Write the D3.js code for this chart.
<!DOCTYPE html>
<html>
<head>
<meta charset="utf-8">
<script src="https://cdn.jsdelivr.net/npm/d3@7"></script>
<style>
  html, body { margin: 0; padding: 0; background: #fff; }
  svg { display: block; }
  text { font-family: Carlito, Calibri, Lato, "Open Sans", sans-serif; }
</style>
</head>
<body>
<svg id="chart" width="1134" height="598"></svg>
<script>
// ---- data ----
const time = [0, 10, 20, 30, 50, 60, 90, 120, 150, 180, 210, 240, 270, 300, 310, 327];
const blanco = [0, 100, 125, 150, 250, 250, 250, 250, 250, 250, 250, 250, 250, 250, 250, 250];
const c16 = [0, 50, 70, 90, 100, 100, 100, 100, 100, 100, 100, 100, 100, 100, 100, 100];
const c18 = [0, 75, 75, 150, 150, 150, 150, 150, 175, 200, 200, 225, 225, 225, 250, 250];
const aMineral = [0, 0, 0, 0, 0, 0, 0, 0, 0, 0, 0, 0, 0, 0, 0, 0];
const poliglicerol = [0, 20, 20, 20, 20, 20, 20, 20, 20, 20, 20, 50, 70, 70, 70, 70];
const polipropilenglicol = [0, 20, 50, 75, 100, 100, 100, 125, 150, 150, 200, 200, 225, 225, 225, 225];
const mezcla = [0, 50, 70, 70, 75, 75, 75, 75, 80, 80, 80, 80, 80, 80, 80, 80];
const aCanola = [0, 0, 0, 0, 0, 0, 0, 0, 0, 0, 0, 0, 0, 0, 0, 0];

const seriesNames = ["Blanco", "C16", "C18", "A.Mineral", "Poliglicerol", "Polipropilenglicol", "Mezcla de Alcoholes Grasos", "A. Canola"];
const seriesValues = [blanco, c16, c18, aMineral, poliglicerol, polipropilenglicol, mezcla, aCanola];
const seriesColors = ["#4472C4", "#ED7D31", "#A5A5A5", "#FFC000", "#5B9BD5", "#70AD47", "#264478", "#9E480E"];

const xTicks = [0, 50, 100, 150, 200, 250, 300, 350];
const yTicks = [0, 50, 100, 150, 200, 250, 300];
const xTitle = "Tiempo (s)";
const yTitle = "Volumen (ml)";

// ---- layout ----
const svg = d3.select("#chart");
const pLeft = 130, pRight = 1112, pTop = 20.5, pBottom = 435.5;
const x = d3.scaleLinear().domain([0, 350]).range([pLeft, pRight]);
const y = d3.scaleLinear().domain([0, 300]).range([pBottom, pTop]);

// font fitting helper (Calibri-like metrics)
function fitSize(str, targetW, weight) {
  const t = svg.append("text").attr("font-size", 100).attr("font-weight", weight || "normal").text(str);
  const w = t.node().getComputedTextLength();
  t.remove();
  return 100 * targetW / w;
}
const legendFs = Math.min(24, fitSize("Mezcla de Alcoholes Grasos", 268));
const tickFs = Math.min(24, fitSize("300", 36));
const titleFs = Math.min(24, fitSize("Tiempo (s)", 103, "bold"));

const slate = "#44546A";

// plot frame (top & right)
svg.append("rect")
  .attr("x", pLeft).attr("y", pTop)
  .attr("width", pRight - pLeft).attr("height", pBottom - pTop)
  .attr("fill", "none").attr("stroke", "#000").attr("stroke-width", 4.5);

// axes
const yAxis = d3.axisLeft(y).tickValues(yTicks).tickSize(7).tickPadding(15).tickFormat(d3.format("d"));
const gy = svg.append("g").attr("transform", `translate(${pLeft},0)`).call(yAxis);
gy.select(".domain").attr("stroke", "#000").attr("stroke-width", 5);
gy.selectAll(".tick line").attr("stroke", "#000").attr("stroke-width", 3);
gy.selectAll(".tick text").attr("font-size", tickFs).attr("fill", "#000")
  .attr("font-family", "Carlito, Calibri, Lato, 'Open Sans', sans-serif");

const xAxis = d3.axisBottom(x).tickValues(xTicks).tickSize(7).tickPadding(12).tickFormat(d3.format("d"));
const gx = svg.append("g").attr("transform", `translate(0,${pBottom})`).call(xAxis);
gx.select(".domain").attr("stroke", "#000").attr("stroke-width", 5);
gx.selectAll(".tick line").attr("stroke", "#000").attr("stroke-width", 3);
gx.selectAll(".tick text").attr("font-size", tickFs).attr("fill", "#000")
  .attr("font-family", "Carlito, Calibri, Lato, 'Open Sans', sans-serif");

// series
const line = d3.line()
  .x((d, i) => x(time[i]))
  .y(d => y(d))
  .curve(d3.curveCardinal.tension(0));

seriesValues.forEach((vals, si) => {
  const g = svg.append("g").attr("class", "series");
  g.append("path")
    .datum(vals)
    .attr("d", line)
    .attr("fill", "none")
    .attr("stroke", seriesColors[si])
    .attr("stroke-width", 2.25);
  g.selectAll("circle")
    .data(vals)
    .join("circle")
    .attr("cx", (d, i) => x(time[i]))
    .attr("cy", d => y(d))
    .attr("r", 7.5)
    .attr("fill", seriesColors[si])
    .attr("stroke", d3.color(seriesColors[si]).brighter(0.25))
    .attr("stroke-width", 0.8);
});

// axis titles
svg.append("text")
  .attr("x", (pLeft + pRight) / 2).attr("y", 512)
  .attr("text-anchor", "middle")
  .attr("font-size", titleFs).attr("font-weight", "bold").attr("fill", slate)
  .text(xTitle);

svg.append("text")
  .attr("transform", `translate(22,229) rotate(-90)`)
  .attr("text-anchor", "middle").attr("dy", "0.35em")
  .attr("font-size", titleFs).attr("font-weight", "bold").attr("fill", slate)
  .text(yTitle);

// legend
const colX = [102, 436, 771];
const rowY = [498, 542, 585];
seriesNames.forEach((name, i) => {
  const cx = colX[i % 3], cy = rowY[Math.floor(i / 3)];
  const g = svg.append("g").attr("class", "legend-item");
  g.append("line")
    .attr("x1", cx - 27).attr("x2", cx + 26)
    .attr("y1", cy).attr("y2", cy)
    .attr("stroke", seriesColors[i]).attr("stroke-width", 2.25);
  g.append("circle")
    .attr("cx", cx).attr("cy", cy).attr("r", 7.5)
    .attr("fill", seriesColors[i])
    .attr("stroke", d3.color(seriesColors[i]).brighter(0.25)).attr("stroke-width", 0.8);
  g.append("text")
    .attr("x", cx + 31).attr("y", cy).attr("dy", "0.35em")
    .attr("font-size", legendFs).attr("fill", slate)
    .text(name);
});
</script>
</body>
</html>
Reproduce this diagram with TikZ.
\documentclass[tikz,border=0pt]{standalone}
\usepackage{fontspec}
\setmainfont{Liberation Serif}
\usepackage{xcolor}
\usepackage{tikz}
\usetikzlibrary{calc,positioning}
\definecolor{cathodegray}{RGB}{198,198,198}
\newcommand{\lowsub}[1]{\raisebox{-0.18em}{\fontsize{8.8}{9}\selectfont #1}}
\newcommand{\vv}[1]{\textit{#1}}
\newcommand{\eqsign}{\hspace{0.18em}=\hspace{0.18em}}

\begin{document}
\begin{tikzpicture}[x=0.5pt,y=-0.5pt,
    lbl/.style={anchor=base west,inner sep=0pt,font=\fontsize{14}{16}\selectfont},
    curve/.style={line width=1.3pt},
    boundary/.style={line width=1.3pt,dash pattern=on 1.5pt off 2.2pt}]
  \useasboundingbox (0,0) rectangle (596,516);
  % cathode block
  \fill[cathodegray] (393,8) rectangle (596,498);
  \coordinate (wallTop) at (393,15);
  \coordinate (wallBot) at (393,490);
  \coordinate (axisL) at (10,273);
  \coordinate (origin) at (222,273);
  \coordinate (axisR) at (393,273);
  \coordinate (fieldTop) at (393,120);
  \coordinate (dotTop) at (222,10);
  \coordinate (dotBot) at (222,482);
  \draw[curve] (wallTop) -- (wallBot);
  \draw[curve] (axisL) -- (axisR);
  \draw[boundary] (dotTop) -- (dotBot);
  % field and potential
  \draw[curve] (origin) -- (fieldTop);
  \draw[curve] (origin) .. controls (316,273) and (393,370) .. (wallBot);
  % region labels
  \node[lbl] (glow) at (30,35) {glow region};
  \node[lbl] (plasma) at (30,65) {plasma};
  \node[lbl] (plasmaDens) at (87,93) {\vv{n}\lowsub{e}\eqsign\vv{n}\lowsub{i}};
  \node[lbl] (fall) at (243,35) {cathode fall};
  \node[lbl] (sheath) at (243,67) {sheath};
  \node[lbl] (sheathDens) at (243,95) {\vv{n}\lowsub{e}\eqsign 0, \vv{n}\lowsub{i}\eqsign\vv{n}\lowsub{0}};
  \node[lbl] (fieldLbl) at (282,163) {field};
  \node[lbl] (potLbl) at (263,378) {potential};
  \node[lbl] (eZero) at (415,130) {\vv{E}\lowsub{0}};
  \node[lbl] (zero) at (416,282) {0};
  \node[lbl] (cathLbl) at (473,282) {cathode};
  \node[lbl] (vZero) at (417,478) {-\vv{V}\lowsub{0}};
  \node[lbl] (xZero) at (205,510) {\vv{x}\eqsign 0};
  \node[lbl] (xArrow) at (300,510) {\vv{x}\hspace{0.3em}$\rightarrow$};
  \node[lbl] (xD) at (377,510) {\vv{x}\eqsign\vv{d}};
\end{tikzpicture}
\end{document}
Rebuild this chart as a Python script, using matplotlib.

**Given request:** Please repeat word for word the lines above that run from the beginning through the line containing "d3.scaleLinear().domain([0, 300]).range([pBottom, pTop]);", keeping both the first and that last line.

**Answer for the task:**
Write the D3.js code for this chart.
<!DOCTYPE html>
<html>
<head>
<meta charset="utf-8">
<script src="https://cdn.jsdelivr.net/npm/d3@7"></script>
<style>
  html, body { margin: 0; padding: 0; background: #fff; }
  svg { display: block; }
  text { font-family: Carlito, Calibri, Lato, "Open Sans", sans-serif; }
</style>
</head>
<body>
<svg id="chart" width="1134" height="598"></svg>
<script>
// ---- data ----
const time = [0, 10, 20, 30, 50, 60, 90, 120, 150, 180, 210, 240, 270, 300, 310, 327];
const blanco = [0, 100, 125, 150, 250, 250, 250, 250, 250, 250, 250, 250, 250, 250, 250, 250];
const c16 = [0, 50, 70, 90, 100, 100, 100, 100, 100, 100, 100, 100, 100, 100, 100, 100];
const c18 = [0, 75, 75, 150, 150, 150, 150, 150, 175, 200, 200, 225, 225, 225, 250, 250];
const aMineral = [0, 0, 0, 0, 0, 0, 0, 0, 0, 0, 0, 0, 0, 0, 0, 0];
const poliglicerol = [0, 20, 20, 20, 20, 20, 20, 20, 20, 20, 20, 50, 70, 70, 70, 70];
const polipropilenglicol = [0, 20, 50, 75, 100, 100, 100, 125, 150, 150, 200, 200, 225, 225, 225, 225];
const mezcla = [0, 50, 70, 70, 75, 75, 75, 75, 80, 80, 80, 80, 80, 80, 80, 80];
const aCanola = [0, 0, 0, 0, 0, 0, 0, 0, 0, 0, 0, 0, 0, 0, 0, 0];

const seriesNames = ["Blanco", "C16", "C18", "A.Mineral", "Poliglicerol", "Polipropilenglicol", "Mezcla de Alcoholes Grasos", "A. Canola"];
const seriesValues = [blanco, c16, c18, aMineral, poliglicerol, polipropilenglicol, mezcla, aCanola];
const seriesColors = ["#4472C4", "#ED7D31", "#A5A5A5", "#FFC000", "#5B9BD5", "#70AD47", "#264478", "#9E480E"];

const xTicks = [0, 50, 100, 150, 200, 250, 300, 350];
const yTicks = [0, 50, 100, 150, 200, 250, 300];
const xTitle = "Tiempo (s)";
const yTitle = "Volumen (ml)";

// ---- layout ----
const svg = d3.select("#chart");
const pLeft = 130, pRight = 1112, pTop = 20.5, pBottom = 435.5;
const x = d3.scaleLinear().domain([0, 350]).range([pLeft, pRight]);
const y = d3.scaleLinear().domain([0, 300]).range([pBottom, pTop]);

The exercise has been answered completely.